I think the best response to Doolittle’s flawed commentary is:
“But, in a larger sense, we can not dedicate — we can not consecrate — we can not hallow — this ground. The brave men, living and dead, who struggled here, have consecrated it, far above our poor power to add or detract. The world will little note, nor long remember what we say here, but it can never forget what they did here. It is for us the living, rather, to be dedicated here to the unfinished work which they who fought here have thus far so nobly advanced. It is rather for us to be here dedicated to the great task remaining before us — that from these honored dead we take increased devotion to that cause for which they gave the last full measure of devotion — that we here highly resolve that these dead shall not have died in vain — that this nation, under God, shall have a new birth of freedom — and that government of the people, by the people, for the people, shall not perish from the earth.”
That is why this country thanks veterans. Doolittle is free to say what he thinks, but that doesn’t mean he isn’t an ignorant fool.

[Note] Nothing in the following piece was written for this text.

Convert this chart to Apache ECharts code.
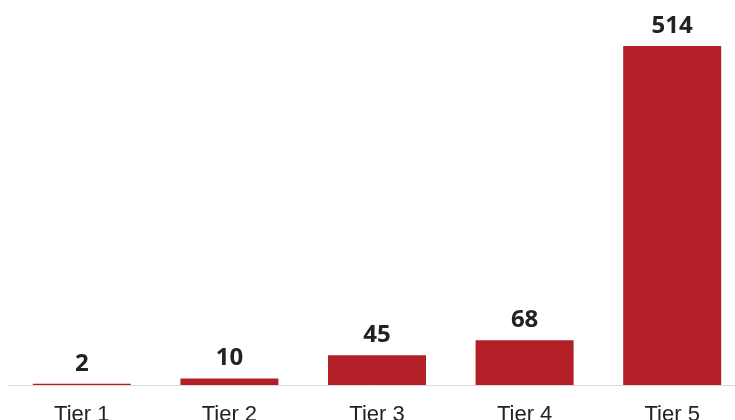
<!DOCTYPE html>
<html style="height: 100%">
<head>
	<meta charset="utf-8">
	<script src="https://cdn.jsdelivr.net/npm/echarts@6/dist/echarts.min.js"></script>
</head>
<body style="height: 100%; margin: 0; background-color: #fff;">
<div id="container" style="width: 735px; height: 420px"></div>
<script type="text/javascript">
	var tiers = ['Tier 1', 'Tier 2', 'Tier 3', 'Tier 4', 'Tier 5'];
	var counts = [2, 10, 45, 68, 514];

	var myChart = echarts.init(document.getElementById('container'));

	var option = {
		animation: false,
		grid: {
			left: 8,
			right: -11,
			top: 46,
			bottom: 35,
			containLabel: false,
			outerBoundsMode: 'none'
		},
		xAxis: {
			type: 'category',
			data: tiers,
			axisLine: {
				lineStyle: { color: '#d9d9d9', width: 1 }
			},
			axisTick: { show: false },
			axisLabel: {
				margin: 19,
				fontFamily: 'Liberation Sans',
				fontSize: 22,
				color: '#222'
			}
		},
		yAxis: {
			type: 'value',
			min: 0,
			max: 514,
			show: false,
			splitLine: { show: false }
		},
		series: [{
			type: 'bar',
			data: counts,
			barWidth: 98,
			itemStyle: { color: '#b31f27' },
			label: {
				show: true,
				position: 'top',
				distance: 8,
				fontFamily: 'Open Sans',
				fontWeight: 'bold',
				fontSize: 24,
				color: '#222'
			}
		}]
	};
	myChart.setOption(option);
</script>
</body>
</html>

And it doesn’t mean that any publication that give him a forum for an indefensibly ignorant and offensive screed like that shouldn’t be judged harshly. Controversial opinions? Fine. Devil’s advocacy? Fine. Iconoclastic attacks on conventional wisdom? Sure. But Doolittle’s essay is just dumb, arrogant and poorly considered. A competent editor would have just said, “If you can’t do better than this, try another profession” and thrown him the wadded up manuscript. This is one of those posts that just makes everyone who reads it a bit more stupid for having done so.
The problem is that all involved in the approval and publication process likely agreed with him. Its the only way the alarm bells didn’t go off in someone’s head… But I can’t say I’m surprised by Slate.